Manuskrip yang telah diperoleh kemudian dipelajari, disunting (di-edit), diterjemahkan dan diterbitkan lengkap dengan catatan kritis berkenaan bahasa maupun isinya. Contohnya ialah karya orientalis Italia Eugenio Griffini yang menerbitkan ‘edisi kritis’ kumpulan fatwa seorang Imam Syi’ah dengan judul Corpus iuris di Zaid ibn Ali (VIII sec. Cr.) cetakan Milan, 1919. Atau Joseph Schacht yang mengedit kitab Ikhtilaf al-Fuqaha karya Imam at-Tabari (dicetak di Leiden tahun 1933); dan yang terbaru oleh Eric Chaumont juga edisi dan terjemah karya klasik Abu Ishaq as-Syirazi, kitab al-Luma’ fi ushul al-fiqh. Le Livre des Rais illuminant les fondaments de la compréhension de la Loi. Traité de théorie légale musulmane (Berkeley, 1999). Bagi kita umat Islam, pertanyaannya sekarang apakah hasil kajian orang-orang non-Muslim ini mesti, boleh, atau sebaiknya tidak perlu digubris.
Terkait erat dengan metode tersebut di atas adalah pendekatan historis atau kesejarahan. Dengan ini orientalis berupaya meletakkan teks dalam konteks. Pemahaman terhadap sejarah pemikiran, politik, sosial dan ekonomi dalam hubungannya dengan pengarang dan isi naskah yang sedang dibahas menjadi suatu keniscayaan. Pendekatan historis memadukan beberapa pendekatan sekaligus, yaitu kritik naskah (textual criticism), kritik narasumber karya tulis (literary atau source criticism), kritik ragam atau corak tulisan (form), kritik penyuntingan (redaction), dan kritik periwayatan (tradition/transmission criticism). Penerapan metode-metode ini dicontohkan dengan sempurna oleh Miklos Muranyi dalam bukunya: Ein altes Fragment medinensischer Jurisprudenz aus Qairawan, aus dem Kitab al-Hagg des Abd al-Aziz b. Abd Allah b. AbÐ Salama al-Magissun (st. 164/780-81) cetakan Stuttgart, 1985; artikel Harald Motzki, “Der Fiqh des Zuhri: die Quellenproblematik,” dalam jurnal Der Islam no.68 (1991), hlm. 1-44; dan Andreas Görke dalam disertasinya, Das Kitab al-Amwal des Abu Ubaid al-Qasim b. Sallam: Entstehung und Werküberlieferung (Univ. Hamburg, 2000).

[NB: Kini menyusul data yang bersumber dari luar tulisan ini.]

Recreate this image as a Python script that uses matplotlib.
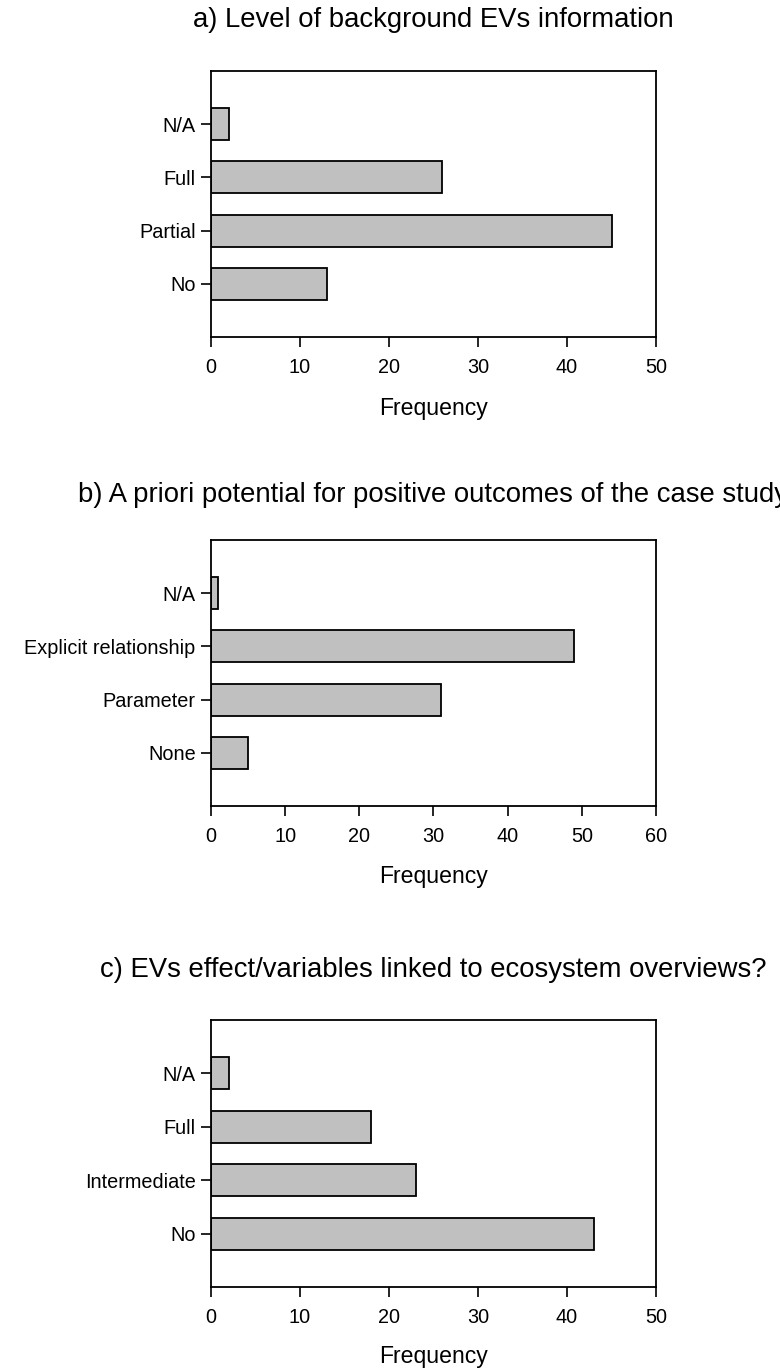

Ketiga ialah pendekatan empiris. Pola penelitian sosiologi anthropologi ini sebenarnya telah lama dilakukan oleh ahli ketimuran Eropa di wilayah jajahan mereka masing-masing. Caranya dengan terjun langsung ke daerah yang hendak diselidiki, seperti dikerjakan Snouck Hurgronje selama beberapa bulan di Mekkah, Edward Lane di Mesir, atau Clifford Geertz antara tahun 1952-1955 di Jawa Timur. Inilah yang diistilahkan dengan perspective ethnograpique alias Ethnologie di Jerman dan Volkenkunde di Belanda. Tetapi di Amerika dan Australia khususnya penelitian lapangan ini merupakan reaksi terhadap orientalisme klasik yang dilihat terlalu mementingkan segi sejarah dan dokumen-dokumen atau teks saja, tanpa memperhatikan praktik masyarakat yang bersangkutan dalam kehidupan nyata. Berkenaan dengan Syari’at Islam, riset data lapangan ini dapat kita temukan, misalnya, dalam karya Daniel S. Lev, Islamic Courts in Indonesia (Berkeley, 1972), Henry Toledano, Ann E. Mayer, Property, Social Structure, and Law in the Modern Middle East, Anna Würth, Aš-Šari’a fi Bab al-Yaman: Recht, Richter und Rechtspraxis an der familienrechtlichen Kammer des Gerichts Süd-Sanaa, (Republik Jemen) 1983-1995 (Berlin, 2000).